— BEGIN —
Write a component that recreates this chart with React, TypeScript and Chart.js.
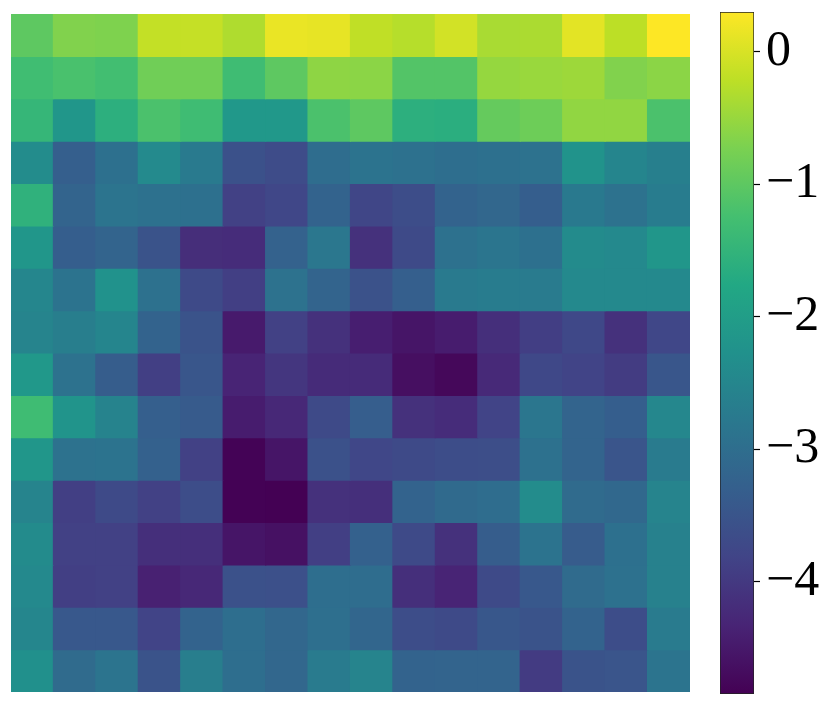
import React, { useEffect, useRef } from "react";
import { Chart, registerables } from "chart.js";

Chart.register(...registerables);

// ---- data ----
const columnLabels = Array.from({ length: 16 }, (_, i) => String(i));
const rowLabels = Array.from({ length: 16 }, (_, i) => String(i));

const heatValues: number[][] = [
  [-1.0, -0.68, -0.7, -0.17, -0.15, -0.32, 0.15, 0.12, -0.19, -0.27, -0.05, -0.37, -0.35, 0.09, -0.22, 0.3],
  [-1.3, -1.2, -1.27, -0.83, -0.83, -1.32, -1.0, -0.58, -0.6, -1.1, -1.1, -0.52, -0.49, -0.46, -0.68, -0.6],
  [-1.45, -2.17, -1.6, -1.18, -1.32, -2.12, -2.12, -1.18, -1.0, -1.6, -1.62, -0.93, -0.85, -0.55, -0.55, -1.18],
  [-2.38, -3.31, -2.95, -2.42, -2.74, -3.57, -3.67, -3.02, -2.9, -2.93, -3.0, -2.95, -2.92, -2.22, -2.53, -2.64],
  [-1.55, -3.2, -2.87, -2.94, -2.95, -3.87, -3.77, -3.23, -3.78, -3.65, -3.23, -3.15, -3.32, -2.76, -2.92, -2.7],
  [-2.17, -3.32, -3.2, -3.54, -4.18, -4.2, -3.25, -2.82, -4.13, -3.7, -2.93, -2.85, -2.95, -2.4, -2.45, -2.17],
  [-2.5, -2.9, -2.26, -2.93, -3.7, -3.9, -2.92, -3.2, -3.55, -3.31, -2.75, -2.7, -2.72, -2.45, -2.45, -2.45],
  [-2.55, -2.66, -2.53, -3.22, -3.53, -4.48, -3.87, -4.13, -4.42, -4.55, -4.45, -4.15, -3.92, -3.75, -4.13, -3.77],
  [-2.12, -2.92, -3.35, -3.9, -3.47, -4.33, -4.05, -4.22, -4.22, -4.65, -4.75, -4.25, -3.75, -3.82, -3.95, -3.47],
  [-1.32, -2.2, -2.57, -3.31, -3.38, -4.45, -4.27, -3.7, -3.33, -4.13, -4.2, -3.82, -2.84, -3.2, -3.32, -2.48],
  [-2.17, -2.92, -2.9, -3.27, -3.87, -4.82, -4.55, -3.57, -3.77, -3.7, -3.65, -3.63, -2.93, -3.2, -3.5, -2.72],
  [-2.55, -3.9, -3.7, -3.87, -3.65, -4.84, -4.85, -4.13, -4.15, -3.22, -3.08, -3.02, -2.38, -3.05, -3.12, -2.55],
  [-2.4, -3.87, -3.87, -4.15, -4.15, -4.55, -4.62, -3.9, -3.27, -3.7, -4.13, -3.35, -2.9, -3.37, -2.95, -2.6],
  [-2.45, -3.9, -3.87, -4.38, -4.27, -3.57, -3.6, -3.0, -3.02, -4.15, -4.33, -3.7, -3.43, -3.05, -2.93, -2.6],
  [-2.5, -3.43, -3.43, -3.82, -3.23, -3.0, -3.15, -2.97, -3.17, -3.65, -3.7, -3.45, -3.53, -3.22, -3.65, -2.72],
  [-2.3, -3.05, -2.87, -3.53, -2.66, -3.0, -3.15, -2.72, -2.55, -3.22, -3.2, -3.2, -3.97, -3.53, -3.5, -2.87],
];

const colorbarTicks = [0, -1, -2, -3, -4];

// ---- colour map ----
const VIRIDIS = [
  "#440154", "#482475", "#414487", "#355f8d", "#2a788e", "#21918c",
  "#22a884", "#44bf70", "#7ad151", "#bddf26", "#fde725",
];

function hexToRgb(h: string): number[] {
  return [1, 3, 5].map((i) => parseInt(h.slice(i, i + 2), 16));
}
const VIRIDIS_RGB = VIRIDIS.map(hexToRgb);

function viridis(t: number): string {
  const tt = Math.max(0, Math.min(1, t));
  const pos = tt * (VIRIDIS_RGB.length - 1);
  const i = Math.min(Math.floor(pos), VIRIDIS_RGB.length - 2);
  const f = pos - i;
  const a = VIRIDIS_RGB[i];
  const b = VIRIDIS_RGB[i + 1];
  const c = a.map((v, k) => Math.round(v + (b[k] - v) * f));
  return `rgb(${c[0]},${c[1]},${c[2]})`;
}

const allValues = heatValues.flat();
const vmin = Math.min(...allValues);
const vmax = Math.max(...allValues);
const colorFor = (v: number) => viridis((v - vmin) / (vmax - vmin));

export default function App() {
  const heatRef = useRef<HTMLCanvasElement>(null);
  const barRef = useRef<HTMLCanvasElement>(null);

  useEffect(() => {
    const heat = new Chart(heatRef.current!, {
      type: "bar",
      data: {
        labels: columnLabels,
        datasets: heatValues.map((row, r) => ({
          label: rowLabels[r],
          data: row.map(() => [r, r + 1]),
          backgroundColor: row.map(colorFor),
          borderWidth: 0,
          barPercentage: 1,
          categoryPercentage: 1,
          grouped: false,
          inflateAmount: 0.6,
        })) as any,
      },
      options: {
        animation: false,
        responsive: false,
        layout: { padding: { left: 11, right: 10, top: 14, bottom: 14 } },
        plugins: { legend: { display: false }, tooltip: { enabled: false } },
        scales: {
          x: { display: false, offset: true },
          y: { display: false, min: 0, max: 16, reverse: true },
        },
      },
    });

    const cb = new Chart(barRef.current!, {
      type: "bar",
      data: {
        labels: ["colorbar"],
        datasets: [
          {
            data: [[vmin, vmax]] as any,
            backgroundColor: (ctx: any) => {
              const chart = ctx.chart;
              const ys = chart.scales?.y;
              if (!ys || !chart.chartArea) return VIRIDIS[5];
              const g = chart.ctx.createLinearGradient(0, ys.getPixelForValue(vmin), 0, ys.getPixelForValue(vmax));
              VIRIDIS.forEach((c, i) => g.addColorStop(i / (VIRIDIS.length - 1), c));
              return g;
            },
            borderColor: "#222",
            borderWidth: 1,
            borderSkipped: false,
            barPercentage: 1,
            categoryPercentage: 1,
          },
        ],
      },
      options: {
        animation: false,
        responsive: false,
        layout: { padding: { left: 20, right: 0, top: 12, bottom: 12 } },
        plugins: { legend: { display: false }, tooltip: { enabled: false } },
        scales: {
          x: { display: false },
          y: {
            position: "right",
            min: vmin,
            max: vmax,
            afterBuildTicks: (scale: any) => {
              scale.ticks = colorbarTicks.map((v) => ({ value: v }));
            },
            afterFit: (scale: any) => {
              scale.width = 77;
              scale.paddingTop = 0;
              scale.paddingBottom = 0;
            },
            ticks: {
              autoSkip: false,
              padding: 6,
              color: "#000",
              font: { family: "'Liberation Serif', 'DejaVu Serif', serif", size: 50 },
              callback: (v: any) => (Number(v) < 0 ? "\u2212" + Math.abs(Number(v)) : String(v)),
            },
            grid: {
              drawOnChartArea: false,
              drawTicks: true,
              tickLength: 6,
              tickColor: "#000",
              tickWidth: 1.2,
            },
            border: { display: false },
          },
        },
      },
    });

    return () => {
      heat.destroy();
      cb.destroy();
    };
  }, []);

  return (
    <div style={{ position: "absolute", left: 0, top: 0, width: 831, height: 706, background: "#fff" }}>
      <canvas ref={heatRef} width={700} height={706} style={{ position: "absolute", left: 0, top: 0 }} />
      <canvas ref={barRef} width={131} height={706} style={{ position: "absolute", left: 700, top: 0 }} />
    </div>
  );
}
— END —
To be done: Working from the material above, transcribe it exactly while omitting pictures.

Reply to the task:
Write a component that recreates this chart with React, TypeScript and Chart.js.
import React, { useEffect, useRef } from "react";
import { Chart, registerables } from "chart.js";

Chart.register(...registerables);

// ---- data ----
const columnLabels = Array.from({ length: 16 }, (_, i) => String(i));
const rowLabels = Array.from({ length: 16 }, (_, i) => String(i));

const heatValues: number[][] = [
  [-1.0, -0.68, -0.7, -0.17, -0.15, -0.32, 0.15, 0.12, -0.19, -0.27, -0.05, -0.37, -0.35, 0.09, -0.22, 0.3],
  [-1.3, -1.2, -1.27, -0.83, -0.83, -1.32, -1.0, -0.58, -0.6, -1.1, -1.1, -0.52, -0.49, -0.46, -0.68, -0.6],
  [-1.45, -2.17, -1.6, -1.18, -1.32, -2.12, -2.12, -1.18, -1.0, -1.6, -1.62, -0.93, -0.85, -0.55, -0.55, -1.18],
  [-2.38, -3.31, -2.95, -2.42, -2.74, -3.57, -3.67, -3.02, -2.9, -2.93, -3.0, -2.95, -2.92, -2.22, -2.53, -2.64],
  [-1.55, -3.2, -2.87, -2.94, -2.95, -3.87, -3.77, -3.23, -3.78, -3.65, -3.23, -3.15, -3.32, -2.76, -2.92, -2.7],
  [-2.17, -3.32, -3.2, -3.54, -4.18, -4.2, -3.25, -2.82, -4.13, -3.7, -2.93, -2.85, -2.95, -2.4, -2.45, -2.17],
  [-2.5, -2.9, -2.26, -2.93, -3.7, -3.9, -2.92, -3.2, -3.55, -3.31, -2.75, -2.7, -2.72, -2.45, -2.45, -2.45],
  [-2.55, -2.66, -2.53, -3.22, -3.53, -4.48, -3.87, -4.13, -4.42, -4.55, -4.45, -4.15, -3.92, -3.75, -4.13, -3.77],
  [-2.12, -2.92, -3.35, -3.9, -3.47, -4.33, -4.05, -4.22, -4.22, -4.65, -4.75, -4.25, -3.75, -3.82, -3.95, -3.47],
  [-1.32, -2.2, -2.57, -3.31, -3.38, -4.45, -4.27, -3.7, -3.33, -4.13, -4.2, -3.82, -2.84, -3.2, -3.32, -2.48],
  [-2.17, -2.92, -2.9, -3.27, -3.87, -4.82, -4.55, -3.57, -3.77, -3.7, -3.65, -3.63, -2.93, -3.2, -3.5, -2.72],
  [-2.55, -3.9, -3.7, -3.87, -3.65, -4.84, -4.85, -4.13, -4.15, -3.22, -3.08, -3.02, -2.38, -3.05, -3.12, -2.55],
  [-2.4, -3.87, -3.87, -4.15, -4.15, -4.55, -4.62, -3.9, -3.27, -3.7, -4.13, -3.35, -2.9, -3.37, -2.95, -2.6],
  [-2.45, -3.9, -3.87, -4.38, -4.27, -3.57, -3.6, -3.0, -3.02, -4.15, -4.33, -3.7, -3.43, -3.05, -2.93, -2.6],
  [-2.5, -3.43, -3.43, -3.82, -3.23, -3.0, -3.15, -2.97, -3.17, -3.65, -3.7, -3.45, -3.53, -3.22, -3.65, -2.72],
  [-2.3, -3.05, -2.87, -3.53, -2.66, -3.0, -3.15, -2.72, -2.55, -3.22, -3.2, -3.2, -3.97, -3.53, -3.5, -2.87],
];

const colorbarTicks = [0, -1, -2, -3, -4];

// ---- colour map ----
const VIRIDIS = [
  "#440154", "#482475", "#414487", "#355f8d", "#2a788e", "#21918c",
  "#22a884", "#44bf70", "#7ad151", "#bddf26", "#fde725",
];

function hexToRgb(h: string): number[] {
  return [1, 3, 5].map((i) => parseInt(h.slice(i, i + 2), 16));
}
const VIRIDIS_RGB = VIRIDIS.map(hexToRgb);

function viridis(t: number): string {
  const tt = Math.max(0, Math.min(1, t));
  const pos = tt * (VIRIDIS_RGB.length - 1);
  const i = Math.min(Math.floor(pos), VIRIDIS_RGB.length - 2);
  const f = pos - i;
  const a = VIRIDIS_RGB[i];
  const b = VIRIDIS_RGB[i + 1];
  const c = a.map((v, k) => Math.round(v + (b[k] - v) * f));
  return `rgb(${c[0]},${c[1]},${c[2]})`;
}

const allValues = heatValues.flat();
const vmin = Math.min(...allValues);
const vmax = Math.max(...allValues);
const colorFor = (v: number) => viridis((v - vmin) / (vmax - vmin));

export default function App() {
  const heatRef = useRef<HTMLCanvasElement>(null);
  const barRef = useRef<HTMLCanvasElement>(null);

  useEffect(() => {
    const heat = new Chart(heatRef.current!, {
      type: "bar",
      data: {
        labels: columnLabels,
        datasets: heatValues.map((row, r) => ({
          label: rowLabels[r],
          data: row.map(() => [r, r + 1]),
          backgroundColor: row.map(colorFor),
          borderWidth: 0,
          barPercentage: 1,
          categoryPercentage: 1,
          grouped: false,
          inflateAmount: 0.6,
        })) as any,
      },
      options: {
        animation: false,
        responsive: false,
        layout: { padding: { left: 11, right: 10, top: 14, bottom: 14 } },
        plugins: { legend: { display: false }, tooltip: { enabled: false } },
        scales: {
          x: { display: false, offset: true },
          y: { display: false, min: 0, max: 16, reverse: true },
        },
      },
    });

    const cb = new Chart(barRef.current!, {
      type: "bar",
      data: {
        labels: ["colorbar"],
        datasets: [
          {
            data: [[vmin, vmax]] as any,
            backgroundColor: (ctx: any) => {
              const chart = ctx.chart;
              const ys = chart.scales?.y;
              if (!ys || !chart.chartArea) return VIRIDIS[5];
              const g = chart.ctx.createLinearGradient(0, ys.getPixelForValue(vmin), 0, ys.getPixelForValue(vmax));
              VIRIDIS.forEach((c, i) => g.addColorStop(i / (VIRIDIS.length - 1), c));
              return g;
            },
            borderColor: "#222",
            borderWidth: 1,
            borderSkipped: false,
            barPercentage: 1,
            categoryPercentage: 1,
          },
        ],
      },
      options: {
        animation: false,
        responsive: false,
        layout: { padding: { left: 20, right: 0, top: 12, bottom: 12 } },
        plugins: { legend: { display: false }, tooltip: { enabled: false } },
        scales: {
          x: { display: false },
          y: {
            position: "right",
            min: vmin,
            max: vmax,
            afterBuildTicks: (scale: any) => {
              scale.ticks = colorbarTicks.map((v) => ({ value: v }));
            },
            afterFit: (scale: any) => {
              scale.width = 77;
              scale.paddingTop = 0;
              scale.paddingBottom = 0;
            },
            ticks: {
              autoSkip: false,
              padding: 6,
              color: "#000",
              font: { family: "'Liberation Serif', 'DejaVu Serif', serif", size: 50 },
              callback: (v: any) => (Number(v) < 0 ? "\u2212" + Math.abs(Number(v)) : String(v)),
            },
            grid: {
              drawOnChartArea: false,
              drawTicks: true,
              tickLength: 6,
              tickColor: "#000",
              tickWidth: 1.2,
            },
            border: { display: false },
          },
        },
      },
    });

    return () => {
      heat.destroy();
      cb.destroy();
    };
  }, []);

  return (
    <div style={{ position: "absolute", left: 0, top: 0, width: 831, height: 706, background: "#fff" }}>
      <canvas ref={heatRef} width={700} height={706} style={{ position: "absolute", left: 0, top: 0 }} />
      <canvas ref={barRef} width={131} height={706} style={{ position: "absolute", left: 700, top: 0 }} />
    </div>
  );
}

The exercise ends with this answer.